Kellaris’ third project is also related to third party data storage. He is part of a team of researchers from MIT, Boston University, Northeastern University, and the University of Connecticut known as “MACS: Modular Approach to Cloud Security.” This project contributes security features to the Massachusetts Open Cloud, which wants to share information about resource allocation with clients of the Cloud. Currently, companies must reverse engineer in order to figure out how much memory, storage, and computational power they need to purchase from the Cloud in order to run their services. If the Cloud was transparent about who was using their services, and to what extent, then companies could make educated decisions about what to purchase. However, such a system would make it relatively easy for an attacker to locate where in the Cloud any given user or service resides, and thereby mount an attack. In order for the Massachusetts Open Cloud to be successful, it must contend with the dangers of transparency, and protect its users against privacy attacks.

Kellaris, as part of the MACS project, is devising new privacy tools - adaptations of differential privacy – that target the problem of attackers figuring out exactly where users are in the Cloud.

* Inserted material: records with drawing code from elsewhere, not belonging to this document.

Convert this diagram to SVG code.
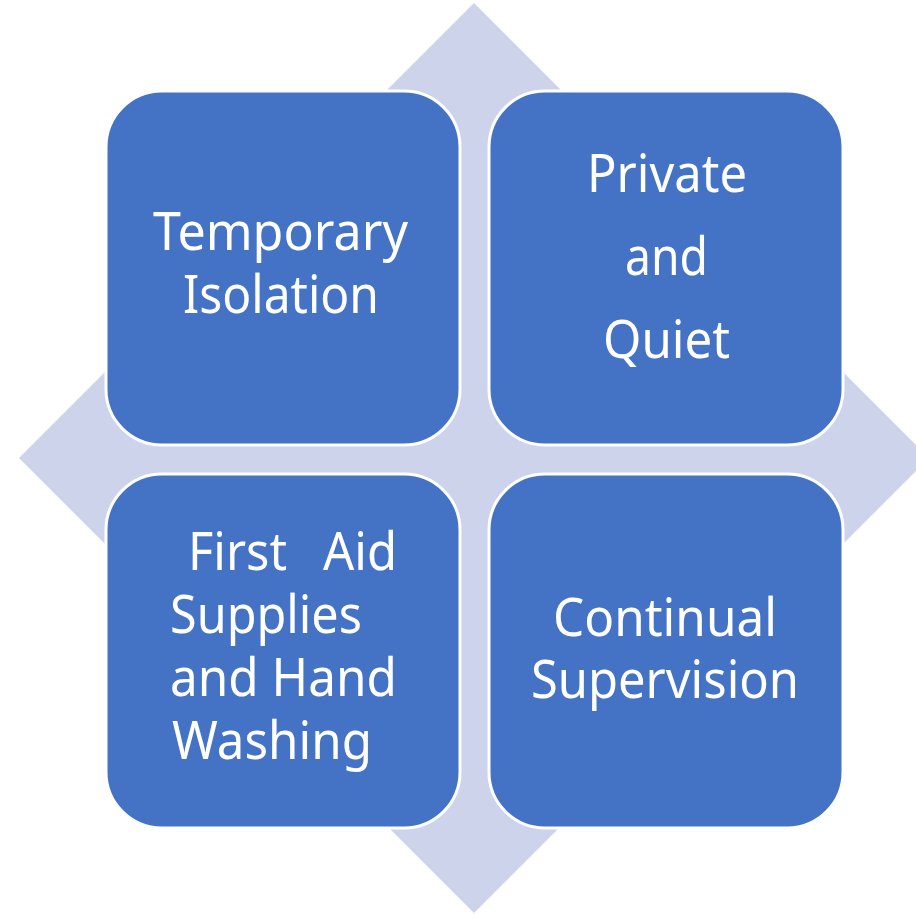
<svg xmlns="http://www.w3.org/2000/svg" width="916" height="914" viewBox="0 0 916 914">
  <style>
    .bg { fill: #CDD3EA; }
    .box { fill: #4472C4; stroke: #FFFFFF; stroke-width: 3; }
    .lbl { fill: #FFFFFF; font-family: "Noto Sans", "Open Sans", sans-serif; font-size: 52px; }
  </style>
  <rect width="916" height="914" fill="#FFFFFF"/>
  <polygon id="diamond" class="bg" points="474,3 929,458 474,913 19,458"/>
  <g id="connectors"></g>
  <g id="node-temporary-isolation">
    <rect class="box" x="106" y="91" width="354" height="354" rx="56" ry="56"/>
    <text class="lbl" x="153" y="250" textLength="255" lengthAdjust="spacingAndGlyphs">Temporary</text>
    <text class="lbl" x="183" y="313" textLength="196" lengthAdjust="spacingAndGlyphs">Isolation</text>
  </g>
  <g id="node-private-quiet">
    <rect class="box" x="489" y="91" width="354" height="354" rx="56" ry="56"/>
    <text class="lbl" x="587" y="192" textLength="160" lengthAdjust="spacingAndGlyphs">Private</text>
    <text class="lbl" x="625" y="275" textLength="83" lengthAdjust="spacingAndGlyphs">and</text>
    <text class="lbl" x="603" y="358" textLength="127" lengthAdjust="spacingAndGlyphs">Quiet</text>
  </g>
  <g id="node-first-aid">
    <rect class="box" x="106" y="474" width="354" height="354" rx="56" ry="56"/>
    <text class="lbl" x="188" y="570" textLength="99" lengthAdjust="spacingAndGlyphs">First</text>
    <text class="lbl" x="323" y="570" textLength="74" lengthAdjust="spacingAndGlyphs">Aid</text>
    <text class="lbl" x="170" y="633" textLength="192" lengthAdjust="spacingAndGlyphs">Supplies</text>
    <text class="lbl" x="170" y="696" textLength="227" lengthAdjust="spacingAndGlyphs">and Hand</text>
    <text class="lbl" x="172" y="759" textLength="200" lengthAdjust="spacingAndGlyphs">Washing</text>
  </g>
  <g id="node-continual-supervision">
    <rect class="box" x="489" y="474" width="354" height="354" rx="56" ry="56"/>
    <text class="lbl" x="553" y="636" textLength="224" lengthAdjust="spacingAndGlyphs">Continual</text>
    <text class="lbl" x="531" y="698" textLength="268" lengthAdjust="spacingAndGlyphs">Supervision</text>
  </g>
</svg>
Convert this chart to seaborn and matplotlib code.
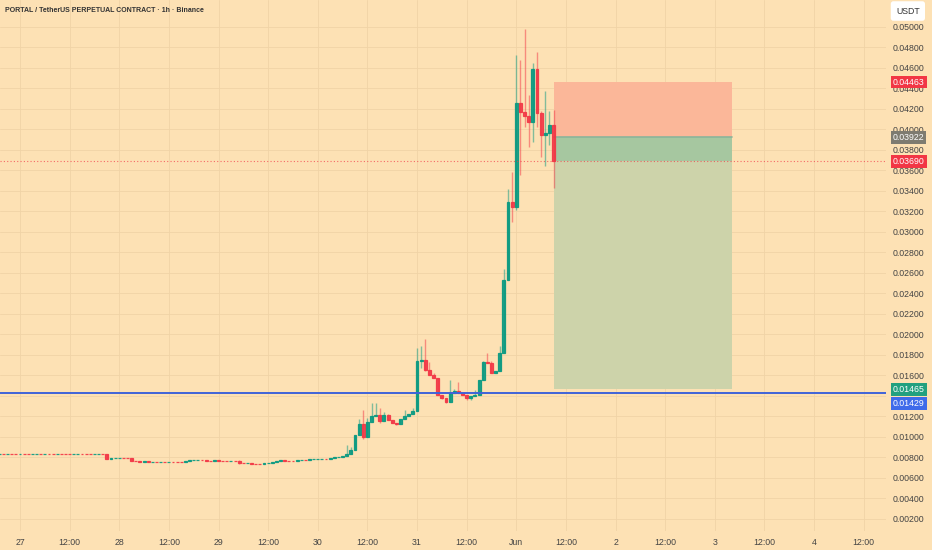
import matplotlib
matplotlib.use("Agg")
import matplotlib.pyplot as plt
import matplotlib.transforms as mtransforms
import seaborn as sns
import numpy as np

# hourly candles, hour 0 = 27 May 00:00
first_hour = -5
first_open = 0.00835
closes = [
    0.00836, 0.00835, 0.00836, 0.00834, 0.00833, 0.00835, 0.00834, 0.00833,
    0.00834, 0.00835, 0.00834, 0.00836, 0.00835, 0.00833, 0.00835, 0.00834,
    0.00833, 0.00832, 0.00834, 0.00836, 0.00834, 0.00833, 0.00831, 0.00836,
    0.00838, 0.00837,
    0.00788, 0.00796, 0.00798, 0.00799, 0.00797, 0.00795, 0.00768, 0.00762,
    0.00760, 0.00761, 0.00759, 0.00760, 0.00758, 0.00759, 0.00757, 0.00760,
    0.00758, 0.00755, 0.00753, 0.00765, 0.00772, 0.00775, 0.00776, 0.00774,
    0.00768, 0.00767, 0.00771, 0.00766, 0.00763, 0.00762, 0.00764, 0.00761,
    0.00745, 0.00743, 0.00745, 0.00741, 0.00737, 0.00736, 0.00742, 0.00748,
    0.00757, 0.00766, 0.00774, 0.00770, 0.00768, 0.00767, 0.00772, 0.00774,
    0.00773, 0.00782, 0.00785, 0.00786, 0.00788, 0.00787, 0.00795, 0.00800,
    0.00806, 0.00812, 0.00830, 0.00870, 0.01020, 0.01130, 0.01000, 0.01150,
    0.01205, 0.01215, 0.01160, 0.01215, 0.01165, 0.01140, 0.01130, 0.01180,
    0.01200, 0.01225, 0.01255, 0.01740, 0.01755, 0.01655, 0.01605, 0.01573,
    0.01410, 0.01385, 0.01345, 0.01426, 0.01449, 0.01430, 0.01405, 0.01380,
    0.01400, 0.01405, 0.01556, 0.01734, 0.01720, 0.01625, 0.01648, 0.01817,
    0.02532, 0.03296, 0.03247, 0.04256, 0.04174, 0.04134, 0.04076, 0.04587,
    0.04164, 0.03946, 0.03970, 0.04044, 0.03690,
]
# visible wicks (hour -> price); other candles have no visible wick
wick_highs = {
    53: 0.00780, 79: 0.00920, 80: 0.00900, 82: 0.01180, 83: 0.01260,
    84: 0.01190, 85: 0.01330, 86: 0.01330, 87: 0.01280, 88: 0.01240,
    89: 0.01220, 93: 0.01260, 95: 0.01280, 96: 0.01870, 97: 0.01890,
    98: 0.01960, 99: 0.01730, 100: 0.01620, 104: 0.01556, 105: 0.01470,
    106: 0.01540, 110: 0.01460, 112: 0.01740, 113: 0.01817, 114: 0.01740,
    116: 0.01890, 117: 0.02636, 118: 0.03416, 119: 0.03590, 120: 0.04727,
    121: 0.04678, 122: 0.04977, 123: 0.04337, 124: 0.04646, 125: 0.04759,
    126: 0.04180, 127: 0.04379, 128: 0.04184, 129: 0.04190,
}
wick_lows = {
    53: 0.00740, 83: 0.00980, 87: 0.01140, 91: 0.01120, 97: 0.01670,
    98: 0.01640, 102: 0.01370, 103: 0.01330, 108: 0.01360, 109: 0.01360,
    119: 0.03100, 120: 0.03210, 121: 0.03556, 122: 0.04021, 123: 0.03832,
    124: 0.03881, 125: 0.04027, 126: 0.03729, 127: 0.03644, 128: 0.03849,
    129: 0.03427,
}

# short position tool
pos_start, pos_end = 129, 172.2
stop_price = 0.04463
entry_price = 0.03922
last_price = 0.03690
target_price = 0.01465
support_price = 0.01429

tick_hours = list(range(0, 205, 12))
tick_labels = ["27", "12:00", "28", "12:00", "29", "12:00", "30", "12:00",
               "31", "12:00", "Jun", "12:00", "2", "12:00", "3", "12:00",
               "4", "12:00"]
price_ticks = [round(0.002 * k, 3) for k in range(1, 26)]
hidden_price_ticks = [0.014]  # sits under the target / line labels

bg = "#FDE1B4"
up = "#089981"
down = "#F23645"

sns.set_theme(style="white", rc={"axes.facecolor": bg, "figure.facecolor": bg})
plt.rcParams["font.family"] = ["Liberation Sans", "DejaVu Sans"]

fig = plt.figure(figsize=(9.32, 5.5), dpi=100)
ax = fig.add_axes([0, 19 / 550, 886 / 932, 531 / 550])

hours = np.arange(first_hour, first_hour + len(closes))
c = np.array(closes)
o = np.concatenate([[first_open], c[:-1]])
is_up = c >= o
cols = np.where(is_up, up, down)
body_lo = np.minimum(o, c)
body_hi = np.maximum(o, c)
hi = np.array([wick_highs.get(h, b) for h, b in zip(hours, body_hi)])
lo = np.array([wick_lows.get(h, b) for h, b in zip(hours, body_lo)])

ax.vlines(hours, lo, hi, colors=cols, linewidth=1, alpha=0.5, zorder=3)
ax.bar(hours, body_hi - body_lo, bottom=body_lo, width=0.7, color=cols,
       edgecolor=cols, linewidth=0.9, alpha=0.9, zorder=4)

# position tool
ax.fill_between([pos_start, pos_end], entry_price, stop_price,
                color="#FBB799", linewidth=0, zorder=2)
ax.fill_between([pos_start, pos_end], target_price, entry_price,
                color="#CDD3AA", linewidth=0, zorder=2)
ax.fill_between([pos_start, pos_end], last_price, entry_price,
                color="#A6C7A0", linewidth=0, zorder=2)
ax.plot([pos_start, pos_end], [entry_price, entry_price], color="#8BB49A",
        linewidth=1.2, zorder=2)

ax.axhline(support_price, color="#3F63D8", linewidth=1.4, zorder=5)
ax.axhline(last_price, color=down, linewidth=0.8, linestyle=(0, (1, 2)),
           alpha=0.7, zorder=5)

ax.set_xlim(-4.84, 209.4)
ax.set_ylim(0.000829, 0.052634)
ax.set_xticks(tick_hours)
ax.set_xticklabels(tick_labels)
ax.set_yticks(price_ticks)
ax.set_yticklabels(["" if p in hidden_price_ticks else f"{p:.5f}"
                    for p in price_ticks])
ax.yaxis.tick_right()
ax.tick_params(axis="y", length=0, pad=5, labelsize=6.3, labelcolor="#444444")
ax.tick_params(axis="x", length=0, pad=5, labelsize=6.3, labelcolor="#444444")
ax.grid(True, color="#F0D3A6", linewidth=0.6, zorder=0)
ax.set_axisbelow(True)
for s in ax.spines.values():
    s.set_visible(False)

# price labels on the right scale
trans = mtransforms.blended_transform_factory(ax.transAxes, ax.transData)
labels = [
    (stop_price, down, 0),
    (entry_price, "#7E7B70", 0),
    (last_price, down, 0),
    (target_price, "#22A07F", 0),
    (support_price, "#3F6BEA", -7.5),
]
for price, colr, dy in labels:
    ax.annotate(f"{price:.5f}", xy=(1.0, price), xycoords=trans,
                xytext=(5, dy), textcoords="offset points",
                ha="left", va="center", fontsize=6.3, color="white",
                zorder=10, annotation_clip=False,
                bbox=dict(boxstyle="square,pad=0.22", fc=colr, ec="none"))

fig.text(5 / 932, 1 - 10 / 550,
         "PORTAL / TetherUS PERPETUAL CONTRACT \u00b7 1h \u00b7 Binance",
         ha="left", va="center", fontsize=5.0, fontweight="bold",
         color="#333333")
fig.text(896 / 932, 1 - 11 / 550, "USDT", ha="left", va="center",
         fontsize=6.3, color="#333333",
         bbox=dict(boxstyle="round,pad=0.6,rounding_size=0.3", fc="white",
                   ec="none"))

fig.savefig("out.png", dpi=100, facecolor=bg)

These new privacy tools – which disguise the current location of their users – will have positive ramifications beyond their use by the Massachusetts Open Cloud. “Think about a VIP, someone who is vulnerable to a terrorist attack,” Kellaris says. “They can’t have anyone knowing their exact whereabouts, so a product that disguises the current location of its user could be very useful politically.” In general, Kellaris’ goal is to build products and create software that gives strong privacy guarantees while allowing the extraction of useful knowledge about data. He lists three particular contexts in which such tools are necessary – when the current location of a person of interest must be disguised in order to protect them; when the location of a service in the cloud must be obscured; and when data must be outsourced to a third party while still satisfying the triad of information security.

Kellaris has European privacy standards as his main reference point. “The European system gives more weight to privacy than the American one,” he says. “We think privacy really is a basic human right. I like that my research matters in practical ways. I don’t do research only for research’s sake. I am helping to solve everyday problems that arise through new technologies.” George leans forward over his lemonade. His passion for his work is evident, and I make a joke – a stupid joke – about how seriously he takes this stuff. His breaks into a laugh. With exaggerated gravitas, he says, “I am a superhero.” As his postdoc wraps up, George ramps up his job search. “Privacy Man. I will go where I am most needed.”